Professor James Ogude gives keynote at Engaging Sustainability Workshop, March 2023

Posted on April 17, 2023

From 30 March 2023, Professor James Ogude, Director of the Centre for the Advancement of Scholarship, presented a keynote address at the Engaging Sustainability Workshop at the University of Tübingen.

Professor Ogude presented a paper titled “Sustainability as an Act of Environmental Justice” on the first day of the two-day hybrid workshop, that included scholars from a range of African universities, from the University of Tübingen, and from the Caribbean. The workshop aimed to “engage theoretical problems about sustainability, including how we should understand sustainability, the roles of ethics and ontology in sustainability thinking, and methodological issues in framing sustainability.”

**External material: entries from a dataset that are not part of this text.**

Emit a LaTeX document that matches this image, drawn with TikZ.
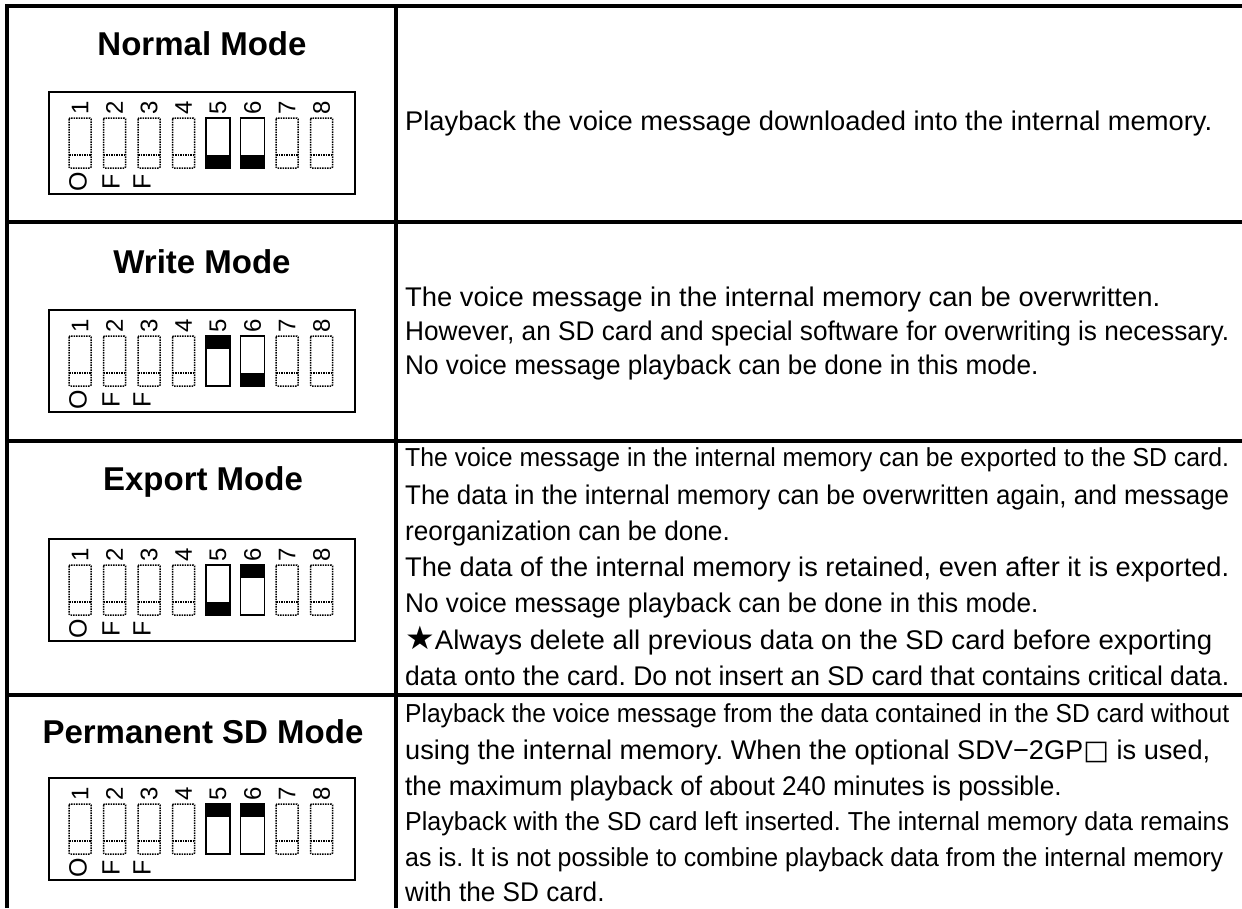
\documentclass[tikz,border=0pt]{standalone}
\usepackage{fontspec}
\setmainfont{Liberation Sans}
\newfontfamily\symfont{DejaVu Sans}
\usepackage{graphicx}
\frenchspacing

% set a line to a given width, keeping its height
\newcommand\fitto[2]{\resizebox{#1pt}{\height}{#2}}
% narrow a line slightly
\newcommand\squeeze[1]{\scalebox{0.97}[1]{#1}}

\tikzset{
  rule/.style={line width=3.5pt},
  modetitle/.style={font=\bfseries\fontsize{33}{40}\selectfont, anchor=base, inner sep=0pt},
  body/.style={font=\fontsize{27}{33}\selectfont, anchor=base west, inner sep=0pt},
  bodysmall/.style={font=\fontsize{26}{31}\selectfont, anchor=base west, inner sep=0pt},
  dipframe/.style={line width=1.6pt},
  swon/.style={line width=1.6pt},
  swoff/.style={line width=1.5pt, densely dotted, rounded corners=1pt},
  digit/.style={font=\fontsize{24}{24}\selectfont, rotate=90, inner sep=0pt},
  offmark/.style={font=\fontsize{25}{25}\selectfont, rotate=90, inner sep=0pt},
}

% DIP switch block: #1 name, #2 top edge, #3/#4 offset of the dark part of switches 5/6
\newcommand\dipblock[4]{%
  \draw[dipframe] (49,#2) rectangle (355,#2+102);
  \foreach \i in {1,...,8}{
    \node[digit] (#1-n\i) at ({80+34.5*(\i-1)},#2+15.5) {\i};
  }
  \foreach \i in {1,2,3,4,7,8}{
    \draw[swoff] ({69+34.5*(\i-1)},#2+26) rectangle ({91+34.5*(\i-1)},#2+76);
    \draw[swoff] ({69+34.5*(\i-1)},#2+63) -- ({91+34.5*(\i-1)},#2+63);
  }
  \foreach \i/\f in {5/#3,6/#4}{
    \draw[swon] ({68+34.5*(\i-1)},#2+26) rectangle ({92+34.5*(\i-1)},#2+76);
    \fill ({68+34.5*(\i-1)},#2+\f) rectangle ++(24,13);
  }
  \node[offmark] (#1-o) at (78,#2+90) {O};
  \node[offmark] (#1-f1) at (111,#2+90) {F};
  \node[offmark] (#1-f2) at (142,#2+90) {F};
}

\begin{document}
\begin{tikzpicture}[x=1pt,y=-1pt]
\useasboundingbox (0,0) rectangle (1242,908);

% table rules
\draw[rule] (7,908) -- (7,6) -- (1242,6);
\draw[rule] (396,6) -- (396,908);
\draw[rule] (7,222) -- (1242,222);
\draw[rule] (7,441) -- (1242,441);
\draw[rule] (7,695) -- (1242,695);

% mode names
\node[modetitle] (normal) at (202,55) {Normal Mode};
\node[modetitle] (write) at (202,273) {Write Mode};
\node[modetitle] (export) at (203,490) {Export Mode};
\node[modetitle] (permanent) at (203,743) {Permanent SD Mode};

% switch settings
\dipblock{dipA}{92}{63}{63}
\dipblock{dipB}{310}{26}{63}
\dipblock{dipC}{539}{63}{26}
\dipblock{dipD}{778}{26}{26}

% descriptions
\node[body] (r1) at (405,130) {\fitto{807}{Playback the voice message downloaded into the internal memory.}};

\node[body] (r2a) at (405,306) {\fitto{755}{The voice message in the internal memory can be overwritten.}};
\node[body] (r2b) at (405,340) {\fitto{824}{However, an SD card and special software for overwriting is necessary.}};
\node[body] (r2c) at (405,374) {\squeeze{No voice message playback can be done in this mode.}};

\node[bodysmall] (r3a) at (405,466) {\fitto{824}{The voice message in the internal memory can be exported to the SD card.}};
\node[body] (r3b) at (405,504) {\fitto{824}{The data in the internal memory can be overwritten again, and message}};
\node[body] (r3c) at (405,540) {\squeeze{reorganization can be done.}};
\node[body] (r3d) at (405,576) {\fitto{824}{The data of the internal memory is retained, even after it is exported.}};
\node[body] (r3e) at (405,612) {\squeeze{No voice message playback can be done in this mode.}};
\node[body] (r3f) at (405,649) {\fitto{807}{{\symfont\scalebox{1.2}{★}}Always delete all previous data on the SD card before exporting}};
\node[body] (r3g) at (405,685) {\fitto{824}{data onto the card. Do not insert an SD card that contains critical data.}};

\node[bodysmall] (r4a) at (405,722) {\fitto{824}{Playback the voice message from the data contained in the SD card without}};
\node[body] (r4b) at (405,759) {\fitto{805}{using the internal memory. When the optional SDV−2GP{\symfont □} is used,}};
\node[body] (r4c) at (405,795) {\squeeze{the maximum playback of about 240 minutes is possible.}};
\node[bodysmall] (r4d) at (405,830) {\fitto{824}{Playback with the SD card left inserted. The internal memory data remains}};
\node[bodysmall] (r4e) at (405,866) {\fitto{818}{as is. It is not possible to combine playback data from the internal memory}};
\node[body] (r4f) at (405,901) {\squeeze{with the SD card.}};
\end{tikzpicture}
\end{document}
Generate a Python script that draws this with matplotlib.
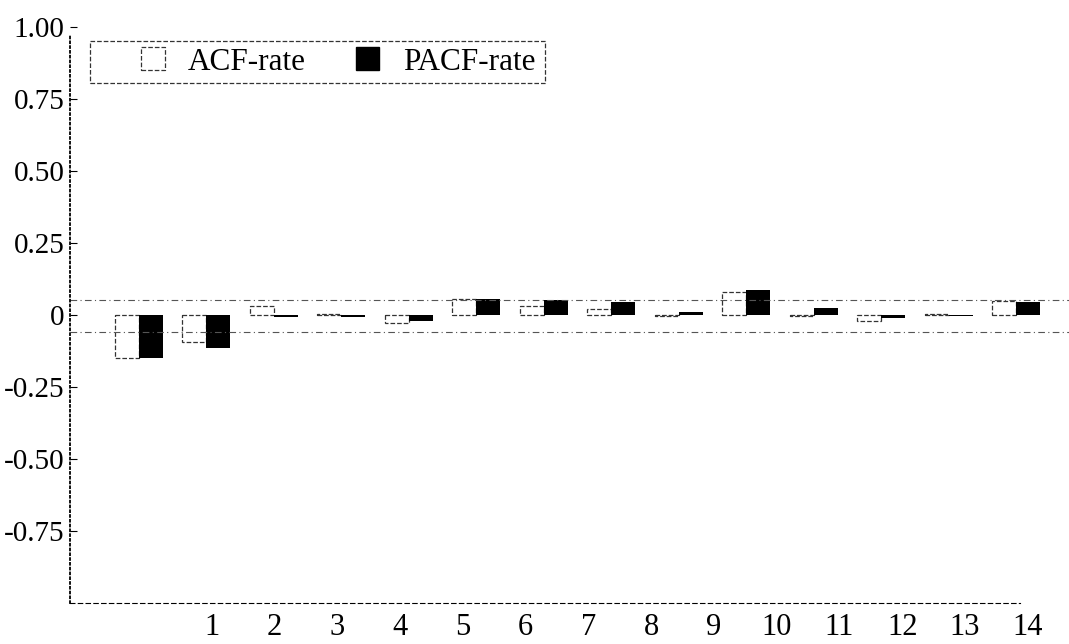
import matplotlib
matplotlib.use('Agg')
import matplotlib.pyplot as plt
from matplotlib.patches import Patch, Rectangle
import numpy as np

plt.rcParams['font.family'] = ['Liberation Serif', 'DejaVu Serif']

lags = np.arange(1, 15)
acf_rate = [-0.150, -0.094, 0.030, 0.005, -0.027, 0.055, 0.030, 0.020,
            -0.005, 0.080, -0.005, -0.020, 0.005, 0.050]
pacf_rate = [-0.150, -0.115, -0.008, -0.008, -0.020, 0.055, 0.052, 0.045,
             0.010, 0.087, 0.025, -0.010, -0.005, 0.045]
conf_upper = 0.052
conf_lower = -0.058
x_labels = [str(i) for i in lags]
y_ticks = [-0.75, -0.50, -0.25, 0, 0.25, 0.50, 0.75, 1.00]
y_labels = ['-0.75', '-0.50', '-0.25', '0', '0.25', '0.50', '0.75', '1.00']

fig = plt.figure(figsize=(10.69, 6.44), dpi=100)
ax = fig.add_axes([70 / 1069, 1 - 603 / 644, 1 - 70 / 1069, 576 / 644])

w = 0.355
ax.bar(lags - w / 2, acf_rate, width=w, facecolor='white', edgecolor='#333333',
       linestyle='--', linewidth=0.9)
ax.bar(lags + w / 2, pacf_rate, width=w, color='black')

ax.axhline(conf_upper, color='#555555', linewidth=0.8, linestyle=(0, (6, 3, 1, 3)))
ax.axhline(conf_lower, color='#555555', linewidth=0.8, linestyle=(0, (6, 3, 1, 3)))

ax.set_xlim(-0.02, 14.78)
ax.set_ylim(-1, 1)

# labels sit a little right of the bars in the scanned original
ax.set_xticks(2.08 + (lags - 1) * 0.93)
ax.set_xticklabels(x_labels, fontsize=22)
ax.tick_params(axis='x', length=0, pad=7)
ax.set_yticks(y_ticks)
ax.set_yticklabels(y_labels, fontsize=21)
ax.tick_params(axis='y', direction='in', length=5, width=0.8, pad=4)

for s in ['top', 'right']:
    ax.spines[s].set_visible(False)
ax.spines['left'].set_linestyle(':')
ax.spines['left'].set_linewidth(1.3)
ax.spines['left'].set_bounds(-1, 0.97)
ax.spines['bottom'].set_linestyle((0, (4, 3)))
ax.spines['bottom'].set_linewidth(0.8)
ax.spines['bottom'].set_bounds(-0.02, 14.05)

# legend box
fig.patches.append(Rectangle((90 / 1069, 1 - 83 / 644), 455 / 1069, 42 / 644,
                             transform=fig.transFigure, fill=False,
                             edgecolor='#333333', linestyle='--', linewidth=0.9))
handles = [Patch(facecolor='white', edgecolor='#333333', linestyle='--', linewidth=0.9),
           Patch(facecolor='black', edgecolor='black')]
fig.legend(handles, ['ACF-rate', 'PACF-rate'], loc='center left',
           bbox_to_anchor=(113 / 1069, 1 - 62 / 644), ncol=2, frameon=False,
           fontsize=22.5, handlelength=0.75, handleheight=0.75, handletextpad=0.75,
           columnspacing=1.6)

fig.savefig('out.png', dpi=100)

In his presentation, Professor Ogude focused on the overlap areas where “political, ontological, epistemic, and moral issues come together” The full abstract is below.

 

Sustainability has gone a long political way from prudent use of forest resources of European cameralist 18th-century states to an idea of justice in the United Nations’ concept of Sustainable Development. It is not to be underestimated to have a shared – at least declared – political basis of i) a principle of intra- and intergenerational justice combined with ii) a principle of priority of the basic needs of poorest, with also iii) acknowledging the techno-environment as a limiting boundary condition. Yet at the same time, the approach rests on a partly outdated anthropocentric ethics – with a considerable exception in UN Convention on Biological Diversity (CBD) to be discussed further. Also, ideas of permanent economic growth seem no longer fitting or even being the source of more unsustainability. How should and could the concept of Sustainable Development be reframed, facing challenges of non-binary philosophies of human-nature relations, more-than-human approaches to non-anthropocentric ethics, the issues of which kinds of knowledge are (not) needed to grapple with multiple crises? The paper will explore the contact zones, where political, ontological, epistemic, and moral issues come together. It will be critically discussed: Whether and how could and should fundamentally ‘new’ and iconoclastic ontologies, epistemologies, and morals be? Might rather a more pluralist mosaic of approaches to be sought, still acknowledging which common ground?